We need to change way we do politics to attract more women

Opinion: Ireland is among the 10 lowest-ranked EU countries when it comes to political and economic representation of women

‘Being a politician at national level, if you are not from Dublin or nearby, means a lot of time spent away from home.’ Photograph: Alan Betson

‘Being a politician at national level, if you are not from Dublin or nearby, means a lot of time spent away from home.’ Photograph: Alan Betson

Sat, Aug 2, 2014, 00:01

Browsing Trinity News (the Trinity student newspaper) last February, I was dismayed to see how few women were running for office in the student union. Of 12 candidates, only two were female. Only one woman was elected, and while I am sure she will be excellent, she was also the only person who ran for that particular position.

No woman ran for president, or for communications or welfare. Maybe it is no big deal, or maybe it is part of a bigger picture, one highlighted yet again in the Central Statistics office (CSO) report Women and Men in Ireland 2013.

Ireland is among the 10 lowest-ranked EU countries when it comes to political and economic representation of women. The CSO’s statistical snapshot is already out of date, given that we now have more women in Cabinet than ever. However, in January, according to the Inter-Parliamentary Union, we ranked joint 60th in the world when it comes to women in ministerial positions, along with Kyrgyzstan, Malta, Ukraine and Uruguay. I doubt the new ministerial appointments have nudged us far up the list.

I have always believed that women are under-represented because of the sheer nastiness of our political system, and because at national level, the system is so unfriendly to family life.

Take the last presidential campaign. It was a mind-bogglingly vicious campaign, and all for an office with some influence, but virtually no legislative power. (Incidentally, during that campaign I called on Dana Rosemary Scallon to withdraw as a candidate until the serious allegations that she had covered up sexual abuse by her brother John Brown had been investigated. I am happy to acknowledge that both Dana and her brother have been cleared of wrongdoing.)

Being a politician at national level, if you are not from Dublin or nearby, means a lot of time spent away from home. Women are much less willing than men to do that, as pointed out last week by Fianna Fáil councillor Rachel Doherty as she ruled herself out of her party’s selection convention for the Roscommon-Leitrim byelection.

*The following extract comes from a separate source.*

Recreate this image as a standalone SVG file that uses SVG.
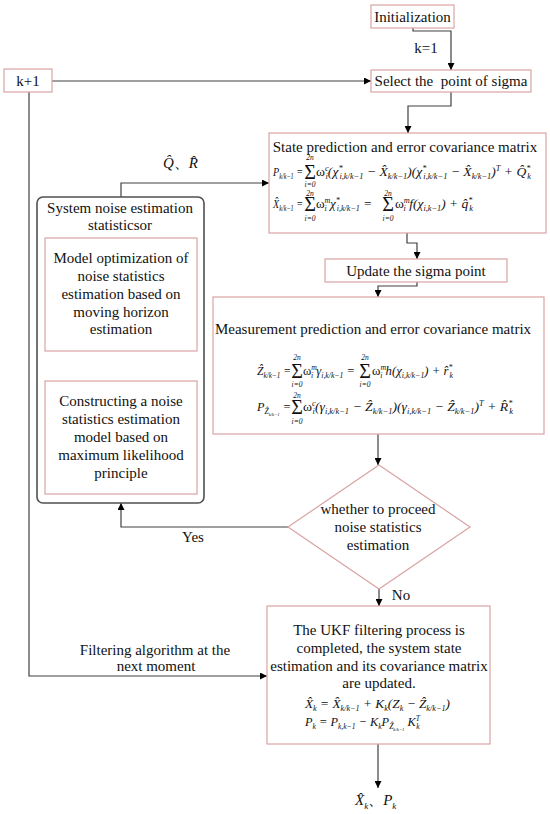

Does the CSO statistic that in 2013 there were apparently just 8,700 men who work full-time in the home reflect women’s preferences, or unwillingness by men to embrace work that is seen as low-status because it is not paid?

My husband is one of those 8,700 men. He does a huge amount of caring work uncomplainingly, and without much recognition. Yet he would be the first to say that women who work full-time in the home receive even less acknowledgement.

Invisible

Unpaid caring work, whether it be caring for children or elderly parents, or volunteering in the community, is almost invisible in Ireland. When we talk about women working, we almost never mean women working in unpaid caring work. We mean work in the paid economy, so-called productive work.